* start Information supplied *

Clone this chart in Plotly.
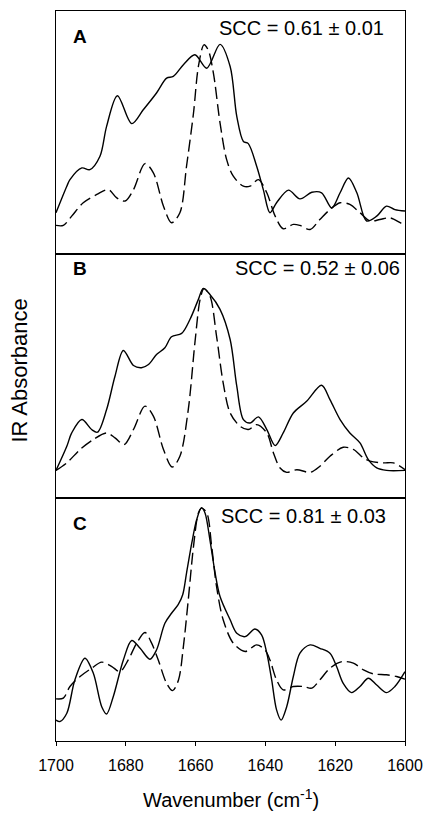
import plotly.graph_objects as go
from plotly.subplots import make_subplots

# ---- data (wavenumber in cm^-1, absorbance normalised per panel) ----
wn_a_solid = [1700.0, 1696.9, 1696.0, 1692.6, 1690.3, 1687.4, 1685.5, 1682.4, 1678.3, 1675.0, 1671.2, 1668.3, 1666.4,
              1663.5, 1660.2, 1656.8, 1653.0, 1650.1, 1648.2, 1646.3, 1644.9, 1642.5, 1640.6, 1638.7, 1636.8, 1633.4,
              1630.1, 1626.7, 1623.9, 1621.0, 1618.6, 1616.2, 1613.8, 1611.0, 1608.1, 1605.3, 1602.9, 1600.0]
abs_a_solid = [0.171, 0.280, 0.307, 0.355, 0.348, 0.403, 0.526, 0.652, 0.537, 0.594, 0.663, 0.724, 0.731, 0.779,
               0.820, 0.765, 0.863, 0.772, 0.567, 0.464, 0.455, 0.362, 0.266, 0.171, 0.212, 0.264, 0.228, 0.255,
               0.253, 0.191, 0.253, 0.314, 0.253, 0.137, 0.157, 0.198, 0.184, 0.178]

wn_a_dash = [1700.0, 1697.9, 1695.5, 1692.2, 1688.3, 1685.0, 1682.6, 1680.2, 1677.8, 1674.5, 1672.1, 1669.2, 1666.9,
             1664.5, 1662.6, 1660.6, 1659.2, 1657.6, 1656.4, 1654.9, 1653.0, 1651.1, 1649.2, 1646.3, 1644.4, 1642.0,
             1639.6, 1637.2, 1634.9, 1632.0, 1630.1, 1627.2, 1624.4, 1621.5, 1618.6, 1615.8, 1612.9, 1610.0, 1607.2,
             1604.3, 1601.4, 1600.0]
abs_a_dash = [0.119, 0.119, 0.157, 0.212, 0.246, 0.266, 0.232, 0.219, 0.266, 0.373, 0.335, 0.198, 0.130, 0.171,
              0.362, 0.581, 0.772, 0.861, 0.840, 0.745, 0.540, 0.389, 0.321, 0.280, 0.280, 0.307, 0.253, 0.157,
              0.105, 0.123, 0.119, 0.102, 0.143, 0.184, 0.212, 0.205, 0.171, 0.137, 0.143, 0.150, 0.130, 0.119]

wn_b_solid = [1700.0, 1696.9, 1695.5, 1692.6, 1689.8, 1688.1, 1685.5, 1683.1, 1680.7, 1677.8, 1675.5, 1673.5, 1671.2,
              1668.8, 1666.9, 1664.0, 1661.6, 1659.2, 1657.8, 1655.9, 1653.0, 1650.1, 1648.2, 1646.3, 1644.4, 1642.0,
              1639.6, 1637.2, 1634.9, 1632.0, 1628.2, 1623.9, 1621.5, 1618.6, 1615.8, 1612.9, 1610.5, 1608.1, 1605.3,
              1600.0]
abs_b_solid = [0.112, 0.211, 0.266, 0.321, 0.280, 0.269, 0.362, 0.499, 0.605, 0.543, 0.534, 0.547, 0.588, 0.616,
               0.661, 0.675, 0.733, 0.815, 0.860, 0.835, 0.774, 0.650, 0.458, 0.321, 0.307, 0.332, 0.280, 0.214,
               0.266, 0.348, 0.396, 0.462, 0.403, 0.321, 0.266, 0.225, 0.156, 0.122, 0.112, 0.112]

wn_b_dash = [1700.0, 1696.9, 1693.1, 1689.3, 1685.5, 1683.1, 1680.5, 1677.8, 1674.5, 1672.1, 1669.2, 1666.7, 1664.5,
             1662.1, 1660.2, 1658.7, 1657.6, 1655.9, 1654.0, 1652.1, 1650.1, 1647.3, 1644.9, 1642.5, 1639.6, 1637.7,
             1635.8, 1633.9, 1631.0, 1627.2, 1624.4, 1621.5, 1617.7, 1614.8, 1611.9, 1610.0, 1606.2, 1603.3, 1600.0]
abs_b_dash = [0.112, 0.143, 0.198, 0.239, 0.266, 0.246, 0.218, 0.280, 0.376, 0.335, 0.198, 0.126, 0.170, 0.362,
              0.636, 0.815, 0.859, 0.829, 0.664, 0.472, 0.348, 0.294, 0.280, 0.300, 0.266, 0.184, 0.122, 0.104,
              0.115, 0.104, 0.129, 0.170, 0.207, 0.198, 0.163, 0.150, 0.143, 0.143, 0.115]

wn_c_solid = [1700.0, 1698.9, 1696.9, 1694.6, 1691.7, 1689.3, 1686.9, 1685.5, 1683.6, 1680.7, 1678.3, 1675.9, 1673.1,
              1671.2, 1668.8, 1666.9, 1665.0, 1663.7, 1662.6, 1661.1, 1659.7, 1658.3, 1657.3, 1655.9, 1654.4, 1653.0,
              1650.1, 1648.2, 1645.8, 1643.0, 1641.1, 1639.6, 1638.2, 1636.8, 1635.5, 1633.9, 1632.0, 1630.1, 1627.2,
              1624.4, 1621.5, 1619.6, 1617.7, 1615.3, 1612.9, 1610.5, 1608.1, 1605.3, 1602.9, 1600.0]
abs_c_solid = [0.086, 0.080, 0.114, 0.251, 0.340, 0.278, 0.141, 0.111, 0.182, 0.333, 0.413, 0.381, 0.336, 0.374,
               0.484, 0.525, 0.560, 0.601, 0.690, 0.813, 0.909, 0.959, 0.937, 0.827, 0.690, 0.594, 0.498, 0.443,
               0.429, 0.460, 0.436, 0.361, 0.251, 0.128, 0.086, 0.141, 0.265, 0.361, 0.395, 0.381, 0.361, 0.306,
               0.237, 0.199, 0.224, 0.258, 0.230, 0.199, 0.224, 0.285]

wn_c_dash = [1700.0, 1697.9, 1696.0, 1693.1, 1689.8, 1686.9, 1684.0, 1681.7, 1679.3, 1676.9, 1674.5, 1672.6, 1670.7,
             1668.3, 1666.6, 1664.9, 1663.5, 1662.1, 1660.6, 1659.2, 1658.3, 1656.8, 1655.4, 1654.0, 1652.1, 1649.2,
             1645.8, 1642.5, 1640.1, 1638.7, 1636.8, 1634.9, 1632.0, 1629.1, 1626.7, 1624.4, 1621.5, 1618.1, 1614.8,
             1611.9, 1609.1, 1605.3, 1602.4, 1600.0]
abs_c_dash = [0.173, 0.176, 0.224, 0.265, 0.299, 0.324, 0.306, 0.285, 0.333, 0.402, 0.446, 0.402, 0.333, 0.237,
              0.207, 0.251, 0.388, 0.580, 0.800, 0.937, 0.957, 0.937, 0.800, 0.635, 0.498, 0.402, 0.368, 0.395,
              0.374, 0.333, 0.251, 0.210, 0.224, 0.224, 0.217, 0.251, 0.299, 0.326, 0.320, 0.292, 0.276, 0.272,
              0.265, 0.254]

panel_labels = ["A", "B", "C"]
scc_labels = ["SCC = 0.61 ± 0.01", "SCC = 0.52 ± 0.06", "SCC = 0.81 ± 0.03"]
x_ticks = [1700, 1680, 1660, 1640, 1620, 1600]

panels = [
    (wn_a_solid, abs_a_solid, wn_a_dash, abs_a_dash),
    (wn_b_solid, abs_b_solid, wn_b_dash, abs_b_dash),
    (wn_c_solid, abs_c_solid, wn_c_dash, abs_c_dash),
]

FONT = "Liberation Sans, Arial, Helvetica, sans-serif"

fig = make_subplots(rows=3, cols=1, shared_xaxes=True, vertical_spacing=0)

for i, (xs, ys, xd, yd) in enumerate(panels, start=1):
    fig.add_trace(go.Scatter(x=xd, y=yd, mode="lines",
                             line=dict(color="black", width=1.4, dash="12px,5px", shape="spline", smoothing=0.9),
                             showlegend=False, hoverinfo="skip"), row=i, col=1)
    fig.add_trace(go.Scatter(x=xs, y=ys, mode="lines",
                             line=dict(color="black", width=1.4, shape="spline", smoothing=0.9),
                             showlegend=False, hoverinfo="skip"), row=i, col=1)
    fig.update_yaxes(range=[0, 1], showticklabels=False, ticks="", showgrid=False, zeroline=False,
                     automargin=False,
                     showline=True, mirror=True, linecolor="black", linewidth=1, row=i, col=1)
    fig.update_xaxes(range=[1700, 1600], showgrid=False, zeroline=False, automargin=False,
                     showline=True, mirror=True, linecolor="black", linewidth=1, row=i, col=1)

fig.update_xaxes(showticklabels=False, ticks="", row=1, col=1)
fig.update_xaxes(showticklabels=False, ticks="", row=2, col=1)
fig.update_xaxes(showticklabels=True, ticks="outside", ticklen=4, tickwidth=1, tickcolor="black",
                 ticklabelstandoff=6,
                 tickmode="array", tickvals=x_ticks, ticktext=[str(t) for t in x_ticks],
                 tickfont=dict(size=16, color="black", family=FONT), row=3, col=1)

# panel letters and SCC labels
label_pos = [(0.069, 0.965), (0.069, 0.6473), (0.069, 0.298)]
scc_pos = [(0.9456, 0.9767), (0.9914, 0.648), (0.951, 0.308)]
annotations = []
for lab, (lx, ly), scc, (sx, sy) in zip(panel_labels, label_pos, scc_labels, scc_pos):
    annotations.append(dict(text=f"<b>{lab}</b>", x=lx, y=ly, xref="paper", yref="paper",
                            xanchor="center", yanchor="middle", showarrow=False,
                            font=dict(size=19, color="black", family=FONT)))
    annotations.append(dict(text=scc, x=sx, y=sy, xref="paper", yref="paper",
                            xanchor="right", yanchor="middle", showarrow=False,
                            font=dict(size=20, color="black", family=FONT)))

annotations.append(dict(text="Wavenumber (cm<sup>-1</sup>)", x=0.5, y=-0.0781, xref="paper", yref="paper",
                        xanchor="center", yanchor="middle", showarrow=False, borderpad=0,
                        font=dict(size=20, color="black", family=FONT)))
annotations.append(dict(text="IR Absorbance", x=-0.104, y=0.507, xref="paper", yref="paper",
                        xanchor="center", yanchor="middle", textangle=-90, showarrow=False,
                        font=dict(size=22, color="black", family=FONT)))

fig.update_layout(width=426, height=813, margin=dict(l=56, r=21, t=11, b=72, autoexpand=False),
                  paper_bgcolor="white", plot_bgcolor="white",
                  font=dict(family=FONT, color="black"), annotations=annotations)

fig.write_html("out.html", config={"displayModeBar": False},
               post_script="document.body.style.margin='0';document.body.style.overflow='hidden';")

* end Information supplied *

What is asked:
Begin at the first line of the data above and repeat each line exactly, stopping after the line containing "0.198, 0.184, 0.178]". Omit the pictures.

The reply:
Clone this chart in Plotly.
import plotly.graph_objects as go
from plotly.subplots import make_subplots

# ---- data (wavenumber in cm^-1, absorbance normalised per panel) ----
wn_a_solid = [1700.0, 1696.9, 1696.0, 1692.6, 1690.3, 1687.4, 1685.5, 1682.4, 1678.3, 1675.0, 1671.2, 1668.3, 1666.4,
              1663.5, 1660.2, 1656.8, 1653.0, 1650.1, 1648.2, 1646.3, 1644.9, 1642.5, 1640.6, 1638.7, 1636.8, 1633.4,
              1630.1, 1626.7, 1623.9, 1621.0, 1618.6, 1616.2, 1613.8, 1611.0, 1608.1, 1605.3, 1602.9, 1600.0]
abs_a_solid = [0.171, 0.280, 0.307, 0.355, 0.348, 0.403, 0.526, 0.652, 0.537, 0.594, 0.663, 0.724, 0.731, 0.779,
               0.820, 0.765, 0.863, 0.772, 0.567, 0.464, 0.455, 0.362, 0.266, 0.171, 0.212, 0.264, 0.228, 0.255,
               0.253, 0.191, 0.253, 0.314, 0.253, 0.137, 0.157, 0.198, 0.184, 0.178]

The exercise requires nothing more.